Hoof care is a bit more tricky.  I can easily trim my goats hooves, but I am not strong enough to use the big horse hoof clippers so I have a farrier come out and trim my horse every 8 weeks.   Horse hooves are a bit more complicated than goats.  

My horse doesn't have a barn, she just has a run-in, lean-to type shed.  The ones with 3 sides and an open front.  She actually hardly ever uses it and prefers to just stay outside, even in the snow.   

I have a half-acre corral area for the animals and I have half of that for the horse and the other half is for the goats and chickens.   My horse doesn't have a pasture at all to graze on and is fed hay year round.  She does just fine with those living conditions.  

Horses and even mini horses are cheap cheap cheap on CL right now.  People are giving them away to good homes like crazy because hay prices are so high.  If you could provide a good home for one, I bet you could find one really cheap or even free now a days.  

Hope some of that helps.


----------



## Horsiezz

I highly reccommend a miniature horse... I have 2 myself.

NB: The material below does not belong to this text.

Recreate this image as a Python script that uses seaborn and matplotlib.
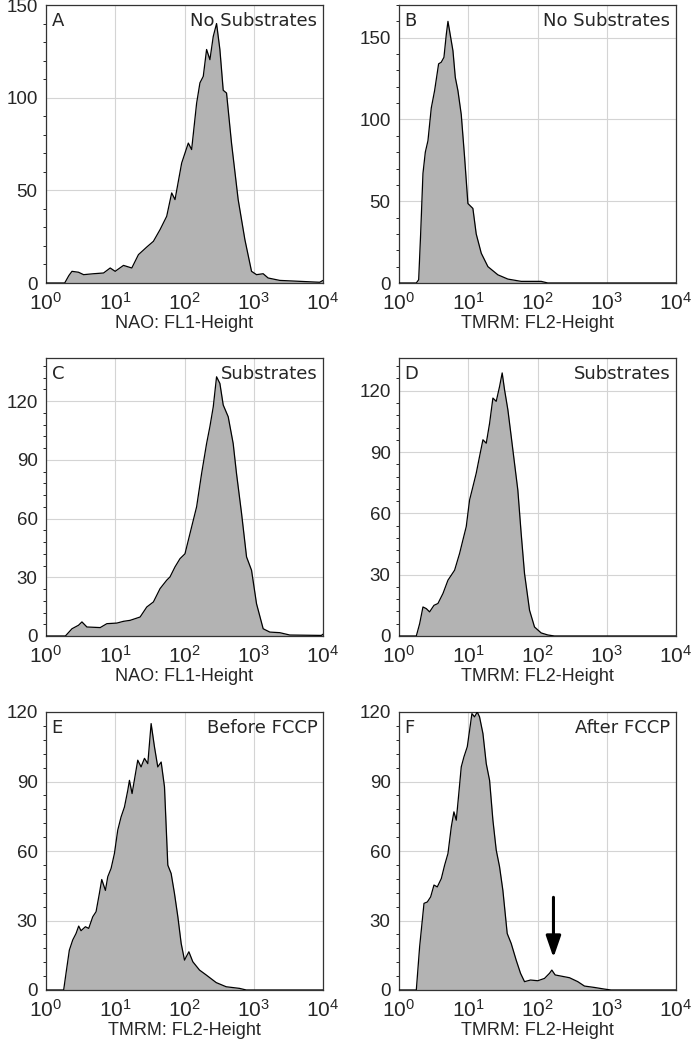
import numpy as np
import matplotlib.pyplot as plt
import matplotlib.ticker as mticker
import seaborn as sns

# histogram outlines: log10(channel) positions and event counts
a_log = [0.0, 0.27, 0.33, 0.375, 0.47, 0.543, 0.687, 0.831, 0.927, 0.999, 1.119, 1.239, 1.335,
         1.455, 1.551, 1.647, 1.743, 1.815, 1.863, 1.959, 2.055, 2.103, 2.175, 2.223, 2.271,
         2.319, 2.367, 2.415, 2.463, 2.511, 2.559, 2.607, 2.679, 2.775, 2.872, 2.968, 3.04,
         3.136, 3.208, 3.376, 3.664, 3.952, 4.0]
a_cnt = [0, 0, 4, 6.3, 5.8, 4.5, 5.0, 5.4, 8.1, 6.3, 9.5, 8.1, 15.3,
         19.4, 22.5, 28.8, 36, 48.6, 45, 64.7, 75.5, 72, 97, 108, 111.5,
         126, 120.5, 133, 140, 126, 104, 102.5, 75.5, 45, 23.4, 6.3, 4.5,
         5.0, 2.7, 1.4, 0.9, 0.4, 1.4]

b_log = [0.0, 0.25, 0.284, 0.3125, 0.346, 0.38, 0.418, 0.466, 0.514, 0.572, 0.61, 0.649, 0.683,
         0.707, 0.731, 0.779, 0.813, 0.851, 0.899, 0.947, 0.995, 1.067, 1.115, 1.188, 1.284,
         1.428, 1.572, 1.764, 1.909, 2.053, 2.149, 4.0]
b_cnt = [0, 0, 2, 30, 67, 80, 87, 107, 117.6, 134, 135, 138, 152,
         160, 154, 142, 125.7, 117.6, 103, 77, 48.6, 45.6, 30, 18.2, 10,
         5, 2.4, 1, 1, 1, 0, 0]

c_log = [0.0, 0.28, 0.375, 0.47, 0.519, 0.591, 0.783, 0.879, 1.023, 1.119, 1.215, 1.359, 1.455,
         1.551, 1.647, 1.743, 1.791, 1.863, 1.935, 2.007, 2.079, 2.175, 2.247, 2.319, 2.367,
         2.415, 2.463, 2.511, 2.559, 2.631, 2.703, 2.751, 2.824, 2.896, 2.968, 3.04, 3.136,
         3.232, 3.376, 3.52, 3.976, 4.0]
c_cnt = [0, 0, 3.7, 5.5, 7.2, 4.6, 4.3, 6.3, 6.6, 7.5, 8, 9.7, 14.8,
         17.4, 24.2, 28.5, 30.2, 35.3, 39.5, 42, 52.3, 66, 83, 98.3, 107,
         117, 132.4, 129, 118, 112, 98.3, 83, 62.6, 40.4, 33.6, 16.5, 3.7,
         2, 1.7, 0.5, 0.3, 0.9]

d_log = [0.0, 0.25, 0.298, 0.346, 0.394, 0.442, 0.505, 0.5625, 0.635, 0.707, 0.803, 0.875, 0.923,
         0.971, 1.019, 1.067, 1.115, 1.163, 1.212, 1.26, 1.308, 1.356, 1.404, 1.452, 1.49,
         1.524, 1.572, 1.62, 1.668, 1.716, 1.764, 1.8125, 1.885, 1.957, 2.053, 2.149, 2.245, 4.0]
d_cnt = [0, 0, 6, 14.2, 13.4, 11.8, 15, 15.9, 20.8, 27.3, 32.2, 40.4, 47,
         53.5, 66.5, 73, 79.6, 87.8, 96, 94.3, 104, 116.4, 114.8, 122, 128.7,
         120.5, 110.7, 97.7, 84.5, 71.4, 50.2, 30.6, 12.6, 4.4, 1.5, 0.5, 0, 0]

e_log = [0.0, 0.255, 0.289, 0.337, 0.386, 0.434, 0.472, 0.506, 0.569, 0.617, 0.675, 0.723, 0.771,
         0.805, 0.858, 0.892, 0.94, 0.988, 1.036, 1.084, 1.133, 1.181, 1.205, 1.243, 1.292,
         1.325, 1.373, 1.422, 1.47, 1.518, 1.566, 1.614, 1.663, 1.711, 1.759, 1.807, 1.855,
         1.904, 1.952, 2.0, 2.063, 2.12, 2.217, 2.313, 2.458, 2.602, 2.795, 2.892, 4.0]
e_cnt = [0, 0, 7.2, 17.2, 21.6, 24.4, 27.6, 25.6, 27.3, 26.6, 31.6, 33.8, 41.7,
         47.7, 43, 48.9, 52.5, 58.9, 69, 74.7, 79, 86.2, 90.5, 84.8, 93.4,
         99.2, 96.3, 100, 97.7, 115, 105, 96.3, 98.4, 87.7, 53.9, 50.3, 41.7,
         31.6, 20.1, 12.9, 16.5, 12.2, 8.6, 6.5, 3.2, 1.4, 0.7, 0, 0]

f_log = [0.0, 0.25, 0.298, 0.361, 0.409, 0.457, 0.505, 0.553, 0.611, 0.659, 0.707, 0.755, 0.793,
         0.827, 0.861, 0.899, 0.9375, 0.986, 1.019, 1.053, 1.091, 1.13, 1.163, 1.212, 1.26,
         1.308, 1.356, 1.404, 1.452, 1.5, 1.5625, 1.62, 1.692, 1.755, 1.8125, 1.899, 2.005,
         2.101, 2.173, 2.207, 2.255, 2.341, 2.462, 2.582, 2.678, 2.822, 2.966, 3.0625, 4.0]
f_cnt = [0, 0, 18.7, 37.4, 38, 40.2, 45.3, 44.5, 48.1, 53.9, 58.9, 70.4, 76.9,
         73.3, 84, 96.3, 100.6, 105, 112, 119.3, 117.9, 120, 117.9, 110.7, 97.7,
         90.5, 73.3, 60.4, 53.2, 43, 24.4, 20.1, 12.9, 7.2, 3.6, 4.3, 4,
         5, 7.2, 8.6, 6.5, 6, 5.3, 3.6, 1.7, 1.1, 0.4, 0, 0]

letters = ['A', 'B', 'C', 'D', 'E', 'F']
titles = ['No Substrates', 'No Substrates', 'Substrates', 'Substrates',
          'Before FCCP', 'After FCCP']
xlabels = ['NAO: FL1-Height', 'TMRM: FL2-Height', 'NAO: FL1-Height',
           'TMRM: FL2-Height', 'TMRM: FL2-Height', 'TMRM: FL2-Height']
ymax = [150, 170, 142, 136, 120, 120]
ystep = [50, 50, 30, 30, 30, 30]
yminor = [10, 10, 6, 6, 6, 6]

sns.set_style('white')
plt.rcParams['font.family'] = ['Liberation Sans', 'DejaVu Sans']
plt.rcParams['mathtext.fontset'] = 'custom'
plt.rcParams['mathtext.rm'] = 'Liberation Sans'
plt.rcParams['mathtext.it'] = 'Liberation Sans'

fig = plt.figure(figsize=(6.97, 10.5), dpi=100)

curves = [(a_log, a_cnt), (b_log, b_cnt), (c_log, c_cnt),
          (d_log, d_cnt), (e_log, e_cnt), (f_log, f_cnt)]
lefts = [46 / 697, 399 / 697]
bottoms = [1 - 283 / 1050, 1 - 636 / 1050, 1 - 990 / 1050]
w = 277 / 697
h = 278 / 1050

for i, (lg, cnt) in enumerate(curves):
    ax = fig.add_axes([lefts[i % 2], bottoms[i // 2], w, h])
    x = 10 ** np.array(lg)
    y = np.array(cnt)
    ax.fill_between(x, y, 0, color='#b3b3b3', lw=0, zorder=2)
    sns.lineplot(x=x, y=y, ax=ax, color='black', lw=0.9, estimator=None,
                 sort=False, zorder=3)
    ax.set_xscale('log')
    ax.set_xlim(1, 1e4)
    ax.set_ylim(0, ymax[i])
    ax.xaxis.set_major_locator(mticker.LogLocator(base=10, numticks=10))
    ax.xaxis.set_minor_locator(mticker.LogLocator(base=10, subs=np.arange(2, 10), numticks=10))
    ax.xaxis.set_minor_formatter(mticker.NullFormatter())
    ax.yaxis.set_major_locator(mticker.MultipleLocator(ystep[i]))
    ax.yaxis.set_minor_locator(mticker.MultipleLocator(yminor[i]))
    ax.grid(True, which='major', color='#d4d4d4', lw=0.8, zorder=0)
    ax.set_axisbelow(True)
    ax.tick_params(axis='x', which='major', direction='inout', length=7, width=0.9,
                   labelsize=15, pad=3)
    ax.tick_params(axis='x', which='minor', direction='in', length=4, width=0.8)
    ax.tick_params(axis='y', which='major', direction='out', length=5, width=0.9,
                   labelsize=13.5, pad=1)
    ax.tick_params(axis='y', which='minor', direction='out', length=2.5, width=0.7, left=True)
    for s in ax.spines.values():
        s.set_color('#333333')
        s.set_linewidth(0.9)
    ax.set_xlabel(xlabels[i], fontsize=13, labelpad=1)
    ax.set_ylabel('')
    ax.text(0.02, 0.975, letters[i], transform=ax.transAxes, ha='left', va='top',
            fontsize=13, family='DejaVu Sans')
    ax.text(0.98, 0.975, titles[i], transform=ax.transAxes, ha='right', va='top',
            fontsize=13, family='DejaVu Sans')
    if i == 5:
        ax.annotate('', xy=(170, 14), xytext=(170, 40),
                    arrowprops=dict(arrowstyle='-|>,head_width=0.45,head_length=1.3',
                                    color='black', lw=2.2, shrinkA=0, shrinkB=0))

fig.savefig('out.png', dpi=100)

They don't eat much and most do very well with goats... people say they need atleast 1/2 an acre but it doesnt really matter as long as you take care of them. Be careful when feeding because they can be prone to obesity. Since yours isnt going to be worked it seems, then I would just give it hay and no grain. A grass mix hay would be best. A goat shelter would be fine as long as the entrance is big enough. They will most likely barely ever use it, but a shelter should always be available.

Our minis need trimmed about every 8 weeks but it depends on the horse. It doesnt cost much depending on your farrier...our amish farrier trims ours for $12 each. They should also be on a  regular deworming schedule and get the needed shots. You can do that all yourself unless you prefer a vet doing your shots which is more expensive. Really, they don't cost much to keep at all as long as it is healthy and in good condition.  

You can get a grade mini for around $100 and up, on Craigslist some are being given away. I paid just $40 at a local horse auction for a 3 year old dun mini mare just to insure she got a good home then found a good home for her myself. You could try try going the auction route. 

 You could also train it to pull a cart or do tricks like my 2 do. They are a lot of fun! If you do decide to get one feel free to message me with any questions... I could give you my email address. Good luck!


----------



## dianneS

You could certainly have a mini I have one and they can live on air, get fat looking at hay and grain is rarely necessary.  Mini's aren't heavy, so he's not going to trample down your grass or turn your pastures into a big muddy mess when it rains.  The poops are small too so not much clean up either!

You can still have fun with him too.  Do obstacle courses like dog agility, teach him to jump, train him to do tricks (my mini rears, bows, waves and nods 'yes' and 'no') You can also get him a cart and harness and drive him!  He can give pony rides to small children too if you get him a little mini saddle... so cute!  There are lots of mini horse clubs around that accept grade minis and don't insist on any particular pure pedigree, just as long as the horse is under a certain height.  These clubs have fun shows and all sorts of events to participate in.

Hoof trimming can be hard to do yourself, but you can have someone show you how to rasp down those little hoofies with a file more frequently so he won't need trimmed.  There is an australian company that makes and ergonomically designed rasp that you can use one-handed, its specifically for self hoof care.  It allows you to hold the hoof with one hand and still rasp properly with the other hand.


----------